To use these builtin package constants, variables, and function – there is no need to import any package.
Golang builtin Package Constants, Variables, and Functions
The following are the built-in constants, variables, and functions,
Constants
| Constants |
Description |
| true, false |
The true and false are the two untyped boolean values, these are boolean constants. |
| iota |
It is a untyped int type of value that is a predeclared identifier (represents the untyped integer ordinal number of the current const specification in a (usually parenthesized) const declaration). It is zero-indexed. |
Variables
| Variables |
Description |
| nil |
It is a predeclared identifier representing the zero value for many types such as a pointer, channel, func, interface, map, or slice type. |
Functions
| Functions |
Descriptions |
| append() |
It is used to append elements to the end of a slice and returns an updated slice. |
| cap() |
It is used to get the capacity of the given slice. |
| close() |
It is used to close a channel, and the channel must be either bidirectional or send-only and should be executed only by the sender, never the receiver, and has the effect of shutting down the channel after the last sent value is received. |
| complex() |
It is used to construct a complex value from two floating-point values. The real and imaginary parts of the complex value must be of the same size (either float32 or float64), and the return value will be the corresponding complex type. |
| copy() |
It is used to copy the elements from a source slice into a destination slice and returns the number of copied elements copied. |
| delete() |
It is used to delete the element with the specified key from the map. If the map is nil or an empty map, delete is a no-op. |
| imag() |
It is used to get the imaginary part of the given complex number. |
| len() |
It is used to get the length of the given parameter, according to its type. |
| make() |
It is used to allocate and initializes an object of type slice, map, or chan (only). The return type of the make() function is the same as the type of its argument, not a pointer to it. |
| new() |
It is used to allocate memory. The first argument is a type, not a value, and the value returned is a pointer to a newly allocated zero value of that type. |
| panic() |
It is used to stop the normal execution of the current goroutine. When a function calls panic, the normal execution of the function stops immediately. |
| print() |
It is used to format the given arguments in an implementation-specific way and writes the result to standard error. The print() function is useful for bootstrapping and debugging purposes; it is not guaranteed to stay in the language. |
| println() |
It is used to format the given arguments in an implementation-specific way and writes the result to standard error.

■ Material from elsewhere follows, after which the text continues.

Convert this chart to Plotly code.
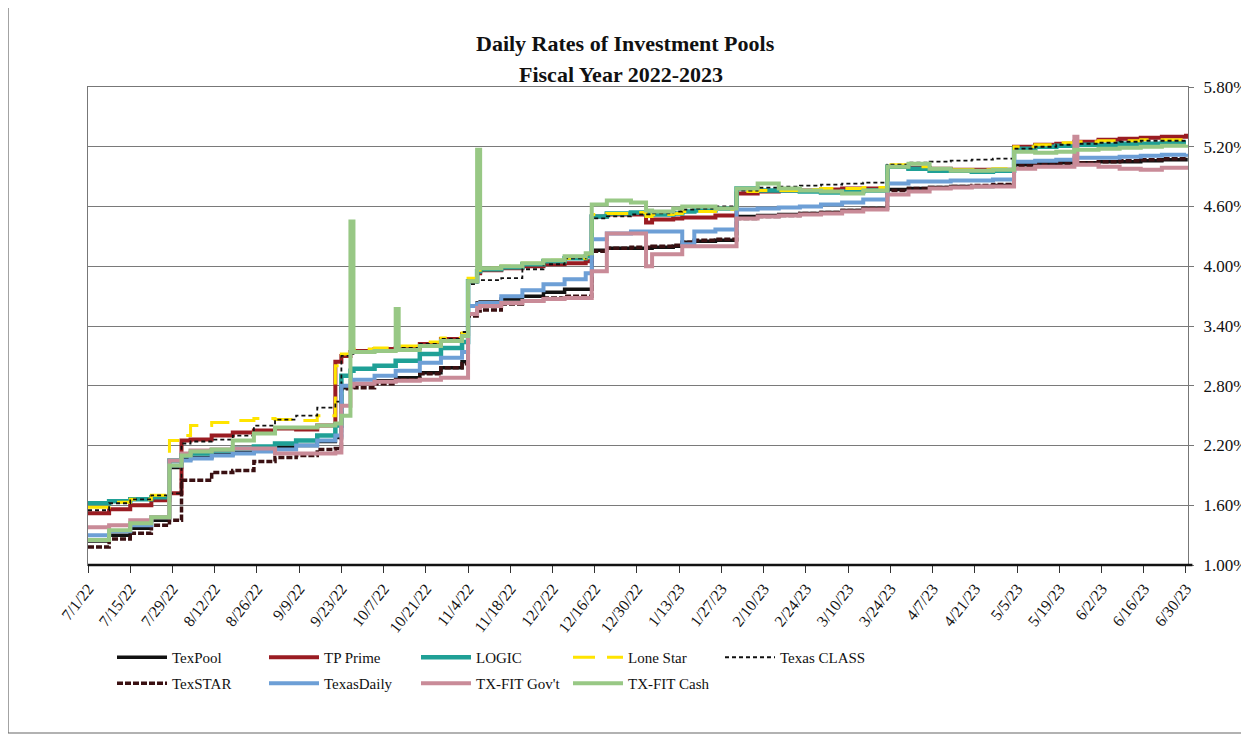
import plotly.graph_objects as go

# ---------------- data ----------------
dates = [
    "2022-07-01", "2022-07-08", "2022-07-15", "2022-07-22", "2022-07-28",
    "2022-08-01", "2022-08-04", "2022-08-11", "2022-08-18", "2022-08-25", "2022-09-01", "2022-09-08", "2022-09-15",
    "2022-09-21", "2022-09-23", "2022-09-26", "2022-09-27", "2022-10-04", "2022-10-11", "2022-10-12", "2022-10-19", "2022-10-26", "2022-11-02",
    "2022-11-04", "2022-11-07", "2022-11-08", "2022-11-15", "2022-11-22", "2022-11-29", "2022-12-06", "2022-12-13",
    "2022-12-15", "2022-12-20", "2022-12-28", "2023-01-02", "2023-01-04", "2023-01-11", "2023-01-14", "2023-01-18", "2023-01-25",
    "2023-02-01", "2023-02-08", "2023-02-15", "2023-02-22", "2023-03-01", "2023-03-08", "2023-03-15",
    "2023-03-23", "2023-03-30", "2023-04-06", "2023-04-13", "2023-04-20", "2023-04-27",
    "2023-05-04", "2023-05-11", "2023-05-18", "2023-05-24", "2023-05-25", "2023-06-01", "2023-06-08", "2023-06-15", "2023-06-22", "2023-06-30",
]

tex_pool = [1.24, 1.30, 1.37, 1.45, 1.98,
            2.06, 2.08, 2.11, 2.13, 2.15, 2.18, 2.20, 2.24,
            2.28, 2.78, 2.80, 2.82, 2.85, 2.88, 2.88, 2.93, 2.98, 3.04,
            3.60, 3.63, 3.64, 3.67, 3.70, 3.74, 3.77, 3.77,
            4.16, 4.18, 4.18, 4.18, 4.19, 4.20, 4.24, 4.25, 4.26,
            4.50, 4.51, 4.52, 4.53, 4.54, 4.56, 4.58,
            4.77, 4.78, 4.79, 4.80, 4.80, 4.81,
            5.02, 5.03, 5.04, 5.04, 5.04, 5.05, 5.05, 5.06, 5.07, 5.09]

tp_prime = [1.52, 1.56, 1.60, 1.65, 1.72,
            2.25, 2.26, 2.30, 2.33, 2.35, 2.37, 2.36, 2.40,
            3.04, 3.10, 3.14, 3.15, 3.17, 3.18, 3.18, 3.22, 3.27, 3.32,
            3.85, 3.93, 3.96, 3.98, 4.00, 4.02, 4.03, 4.05,
            4.50, 4.52, 4.52, 4.44, 4.47, 4.48, 4.49, 4.49, 4.51,
            4.73, 4.75, 4.76, 4.76, 4.77, 4.78, 4.78,
            5.00, 4.99, 4.98, 4.97, 4.97, 4.97,
            5.20, 5.22, 5.23, 5.25, 5.25, 5.27, 5.28, 5.29, 5.30, 5.33]

logic = [1.62, 1.64, 1.66, 1.68, 2.05,
         2.10, 2.12, 2.15, 2.17, 2.19, 2.22, 2.25, 2.30,
         2.40, 2.90, 2.95, 2.97, 3.00, 3.05, 3.05, 3.12, 3.18, 3.24,
         3.85, 3.95, 3.97, 3.99, 4.02, 4.05, 4.08, 4.10,
         4.50, 4.53, 4.54, 4.52, 4.52, 4.53, 4.55, 4.56, 4.58,
         4.78, 4.76, 4.76, 4.75, 4.74, 4.75, 4.76,
         5.00, 4.98, 4.96, 4.96, 4.95, 4.96,
         5.18, 5.20, 5.21, 5.22, 5.22, 5.22, 5.23, 5.23, 5.24, 5.24]

lone_star = [1.58, 1.63, 1.66, 1.70, 2.25,
             2.30, 2.40, 2.43, 2.45, 2.47, 2.46, 2.45, 2.50,
             3.00, 3.12, 3.17, 3.17, 3.18, 3.20, 3.20, 3.24, 3.28, 3.33,
             3.88, 3.96, 3.98, 4.00, 4.03, 4.06, 4.08, 4.12,
             4.52, 4.53, 4.54, 4.50, 4.52, 4.53, 4.55, 4.55, 4.57,
             4.75, 4.76, 4.76, 4.77, 4.78, 4.78, 4.79,
             5.02, 5.00, 4.98, 4.97, 4.97, 4.98,
             5.20, 5.22, 5.24, 5.25, 5.25, 5.26, 5.26, 5.27, 5.27, 5.28]

texas_class = [1.55, 1.62, 1.66, 1.70, 1.72,
               2.22, 2.24, 2.26, 2.30, 2.40, 2.46, 2.50, 2.58,
               2.64, 3.10, 3.12, 3.13, 3.15, 3.18, 3.18, 3.22, 3.27, 3.34,
               3.82, 3.85, 3.86, 3.88, 3.97, 4.02, 4.08, 4.12,
               4.48, 4.50, 4.52, 4.52, 4.53, 4.55, 4.57, 4.58, 4.60,
               4.76, 4.79, 4.80, 4.81, 4.82, 4.83, 4.84,
               5.02, 5.04, 5.05, 5.06, 5.07, 5.08,
               5.18, 5.20, 5.22, 5.23, 5.23, 5.24, 5.25, 5.26, 5.26, 5.27]

texstar = [1.18, 1.26, 1.32, 1.40, 1.45,
           1.85, 1.85, 1.93, 1.95, 2.04, 2.08, 2.10, 2.16,
           2.17, 2.77, 2.77, 2.78, 2.82, 2.86, 2.86, 2.92, 2.98, 3.02,
           3.50, 3.55, 3.56, 3.62, 3.65, 3.68, 3.70, 3.70,
           4.15, 4.18, 4.19, 4.19, 4.20, 4.21, 4.24, 4.26, 4.27,
           4.48, 4.50, 4.51, 4.53, 4.54, 4.56, 4.58,
           4.76, 4.78, 4.79, 4.80, 4.81, 4.82,
           5.01, 5.02, 5.03, 5.04, 5.04, 5.05, 5.06, 5.07, 5.08, 5.10]

texas_daily = [1.30, 1.34, 1.40, 1.48, 2.00,
               2.05, 2.07, 2.10, 2.12, 2.14, 2.16, 2.20, 2.25,
               2.30, 2.80, 2.85, 2.86, 2.90, 2.95, 2.95, 3.03, 3.08, 3.14,
               3.60, 3.62, 3.63, 3.70, 3.76, 3.82, 3.87, 3.93,
               4.27, 4.33, 4.35, 4.35, 4.35, 4.35, 4.22, 4.35, 4.37,
               4.57, 4.58, 4.59, 4.60, 4.62, 4.64, 4.67,
               4.83, 4.85, 4.85, 4.86, 4.86, 4.87,
               5.05, 5.06, 5.07, 5.09, 5.09, 5.09, 5.10, 5.11, 5.12, 5.13]

txfit_govt = [1.38, 1.40, 1.45, 1.48, 2.05,
              2.12, 2.15, 2.16, 2.17, 2.17, 2.12, 2.12, 2.12,
              2.13, 2.60, 2.80, 2.82, 2.84, 2.85, 2.85, 2.86, 2.88, 2.88,
              3.52, 3.58, 3.60, 3.63, 3.65, 3.67, 3.68, 3.68,
              3.95, 4.33, 4.33, 4.00, 4.12, 4.12, 4.20, 4.20, 4.20,
              4.48, 4.50, 4.51, 4.52, 4.53, 4.55, 4.57,
              4.72, 4.75, 4.78, 4.79, 4.80, 4.80,
              4.98, 5.00, 5.00, 5.30, 5.02, 5.00, 4.98, 4.97, 4.99, 5.01]

txfit_cash = [1.25, 1.35, 1.42, 1.48, 2.00,
              2.10, 2.14, 2.16, 2.25, 2.32, 2.38, 2.38, 2.40,
              2.42, 2.50, 4.45, 3.14, 3.15, 3.57, 3.16, 3.20, 3.25, 3.30,
              3.85, 5.17, 3.98, 4.00, 4.03, 4.06, 4.10, 4.13,
              4.62, 4.66, 4.64, 4.56, 4.55, 4.58, 4.60, 4.60, 4.58,
              4.78, 4.83, 4.78, 4.76, 4.75, 4.73, 4.76,
              5.00, 5.03, 4.98, 4.96, 4.96, 4.97,
              5.15, 5.14, 5.15, 5.17, 5.17, 5.18, 5.19, 5.20, 5.21, 5.22]

tick_dates = ["2022-07-01", "2022-07-15", "2022-07-29", "2022-08-12", "2022-08-26", "2022-09-09",
              "2022-09-23", "2022-10-07", "2022-10-21", "2022-11-04", "2022-11-18", "2022-12-02",
              "2022-12-16", "2022-12-30", "2023-01-13", "2023-01-27", "2023-02-10", "2023-02-24",
              "2023-03-10", "2023-03-24", "2023-04-07", "2023-04-21", "2023-05-05", "2023-05-19",
              "2023-06-02", "2023-06-16", "2023-06-30"]
tick_labels = ["7/1/22", "7/15/22", "7/29/22", "8/12/22", "8/26/22", "9/9/22", "9/23/22", "10/7/22",
               "10/21/22", "11/4/22", "11/18/22", "12/2/22", "12/16/22", "12/30/22", "1/13/23",
               "1/27/23", "2/10/23", "2/24/23", "3/10/23", "3/24/23", "4/7/23", "4/21/23", "5/5/23",
               "5/19/23", "6/2/23", "6/16/23", "6/30/23"]
y_ticks = [1.0, 1.6, 2.2, 2.8, 3.4, 4.0, 4.6, 5.2, 5.8]
y_tick_labels = ["1.00%", "1.60%", "2.20%", "2.80%", "3.40%", "4.00%", "4.60%", "5.20%", "5.80%"]

# ---------------- styling ----------------
series = [
    ("TexPool", tex_pool, "#111111", 3.5, "solid", "legend"),
    ("TP Prime", tp_prime, "#9a1c22", 4.0, "solid", "legend"),
    ("LOGIC", logic, "#1fa096", 4.5, "solid", "legend"),
    ("Lone Star", lone_star, "#ffe400", 3.0, "22px,12px", "legend"),
    ("Texas CLASS", texas_class, "#111111", 1.8, "4px,3px", "legend"),
    ("TexSTAR", texstar, "#3a1012", 3.5, "6px,2px", "legend2"),
    ("TexasDaily", texas_daily, "#6d9fd6", 4.0, "solid", "legend2"),
    ("TX-FIT Gov't", txfit_govt, "#c98b98", 4.0, "solid", "legend2"),
    ("TX-FIT Cash", txfit_cash, "#98c885", 4.0, "solid", "legend2"),
]

FONT = "Liberation Serif, Times New Roman, serif"

fig = go.Figure()
for name, vals, color, width, dash, leg in series:
    assert len(vals) == len(dates), name
    fig.add_trace(go.Scatter(
        x=dates, y=vals, name=name, mode="lines",
        line=dict(color=color, width=width, dash=dash, shape="hv"),
        legend=leg,
    ))

# The page body has an 8px margin, so the figure is sized to fill the rest.
OFF = 8
W, H = 1249 - OFF, 736 - OFF
L, T = 88 - OFF, 87 - OFF
R = W - (1188 - OFF)
B = H - (565 - OFF)
pw, ph = W - L - R, H - T - B

def px_x(page_x):
    return (page_x - OFF - L) / pw

def px_y(page_y):
    return (H - B - (page_y - OFF)) / ph

legend_common = dict(
    orientation="h", xanchor="left", yanchor="top",
    entrywidth=87, entrywidthmode="pixels", itemwidth=50,
    font=dict(family=FONT, size=15, color="#111"),
    bgcolor="rgba(0,0,0,0)", borderwidth=0, tracegroupgap=0,
    traceorder="normal",
)

fig.update_layout(
    width=W, height=H,
    margin=dict(l=L, r=R, t=T, b=B, autoexpand=False),
    paper_bgcolor="white", plot_bgcolor="white",
    font=dict(family=FONT, color="#111"),
    showlegend=True,
    legend=dict(x=px_x(112), y=px_y(641), **legend_common),
    legend2=dict(x=px_x(112), y=px_y(667), **legend_common),
    xaxis=dict(
        type="date", range=["2022-07-01", "2023-06-30 16:00"],
        tickmode="array", tickvals=tick_dates, ticktext=tick_labels,
        tickangle=-52, tickfont=dict(family=FONT, size=16, color="#111"),
        ticks="outside", ticklen=7, tickcolor="#333", tickwidth=1,
        showgrid=False, showline=True, linecolor="#777", linewidth=1.2, mirror=True,
        zeroline=False,
    ),
    yaxis=dict(
        side="right", range=[1.0, 5.8],
        tickmode="array", tickvals=y_ticks, ticktext=y_tick_labels,
        tickfont=dict(family=FONT, size=17, color="#111"),
        ticks="outside", ticklen=5, tickcolor="#777", ticklabelstandoff=6,
        ticklabeloverflow="allow",
        showgrid=True, gridcolor="#7a7a7a", gridwidth=1.4,
        showline=True, linecolor="#777", linewidth=1.2, mirror=True,
        zeroline=False,
    ),
    annotations=[
        dict(text="<b>Daily Rates of Investment Pools</b>", x=px_x(625), y=px_y(43),
             xref="paper", yref="paper", showarrow=False, xanchor="center", yanchor="middle",
             font=dict(family=FONT, size=22, color="#111")),
        dict(text="<b>Fiscal Year 2022-2023</b>", x=px_x(621), y=px_y(74),
             xref="paper", yref="paper", showarrow=False, xanchor="center", yanchor="middle",
             font=dict(family=FONT, size=22, color="#111")),
    ],
    shapes=[
        dict(type="rect", xref="paper", yref="paper",
             x0=px_x(8), x1=px_x(1245), y0=px_y(733), y1=px_y(7),
             line=dict(color="#666", width=1.2), layer="below"),
        dict(type="line", xref="paper", yref="paper", x0=0, x1=1.004, y0=0, y1=0,
             line=dict(color="#111", width=2.5), layer="above"),
    ],
)

fig.write_html("out.html")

The whitespaces are always added between arguments and a newline is appended at the end of the line. The println() function is useful for bootstrapping and debugging purposes; it is not guaranteed to stay in the language. |
| real() |
It is used to get the real part of the given complex number. The return value will be floating point type corresponding to the type of the given complex number. |
| recover() |
is used to manage the behavior of a panicking goroutine. The recover() function is called inside a deferred function (but not any function called by it) to stop the panicking sequence by restoring normal execution and retrieving the error value passed to the call of panic. If the recover() function is called outside the deferred function it will not stop a panicking sequence. In this case, or when the goroutine is not panicking, or if the argument supplied to panic was nil, recover returns nil. Thus, the return value from recover reports whether the goroutine is panicking. |
Example of append() function
// Golang program to demonstrate the
// example of append() function
package main
import (
"fmt"
)
func main() {
// Creating int and string slices
s1 := []int{10, 20, 30}
s2 := []string{"Hello", "World"}
// Creating slices to append
slice1 := []int{40, 50}
slice2 := []string{"How're you?", "Boys"}
// Printing types and values of slices
fmt.Printf("%T, %v\n", s1, s1)
fmt.Printf("%T, %q\n", s2, s2)
// Appending the slices
s1 = append(s1, slice1...)
s2 = append(s2, slice2...)
// After appending,
// Printing types and values of slices
fmt.Println("After appending...")
fmt.Printf("%T, %v\n", s1, s1)
fmt.Printf("%T, %q\n", s2, s2)
}
Output
[]int, [10 20 30]
[]string, ["Hello" "World"]
After appending...
[]int, [10 20 30 40 50]
[]string, ["Hello" "World" "How're you?" "Boys"]
Example of cap() function
// Golang program to demonstrate the
// example of cap() function
package main
import (
"fmt"
)
func main() {
// Creating int and string slices
s1 := []int{10, 20, 30}
s2 := []string{"Hello", "World"}
// Printing types and values of slices
fmt.Printf("%T, %v\n", s1, s1)
fmt.Printf("%T, %q\n", s2, s2)
// Printing the capacity
fmt.Println("Capacity of s1:", cap(s1))
fmt.Println("Capacity of s2:", cap(s2))
// Appending some elements
s1 = append(s1, 40, 50)
s2 = append(s2, "How are you?", "Boys")
// After appending,
// Printing types and values of slices
fmt.Println("After appending...")
fmt.Printf("%T, %v\n", s1, s1)
fmt.Printf("%T, %q\n", s2, s2)
// Printing the capacity
fmt.Println("Capacity of s1:", cap(s1))
fmt.Println("Capacity of s2:", cap(s2))
}
Output
[]int, [10 20 30]
[]string, ["Hello" "World"]
Capacity of s1: 3
Capacity of s2: 2
After appending...
[]int, [10 20 30 40 50]
[]string, ["Hello" "World" "How are you?" "Boys"]
Capacity of s1: 6
Capacity of s2: 4
Example of complex() function
// Golang program to demonstrate the
// example of complex() function
package main
import (
"fmt"
)
func main() {
// Declaring & assigning float32, float64
var a, b float32
var c, d float64
a = 10.56
b = 25.50
c = 1234.5678
d = -165727.29982
// Constructing complex values
c1 := complex(a, b)
c2 := complex(c, d)
// Printing the types and values
fmt.Printf("a : %T, %v\n", a, a)
fmt.Printf("b : %T, %v\n", b, b)
fmt.Printf("c1: %T, %v\n", c1, c1)
fmt.Println()
fmt.Printf("c : %T, %v\n", c, c)
fmt.Printf("d : %T, %v\n", d, d)
fmt.Printf("c2: %T, %v\n", c2, c2)
}
Output
a : float32, 10.56
b : float32, 25.5
c1: complex64, (10.56+25.5i)
c : float64, 1234.5678
d : float64, -165727.29982
c2: complex128, (1234.5678-165727.29982i)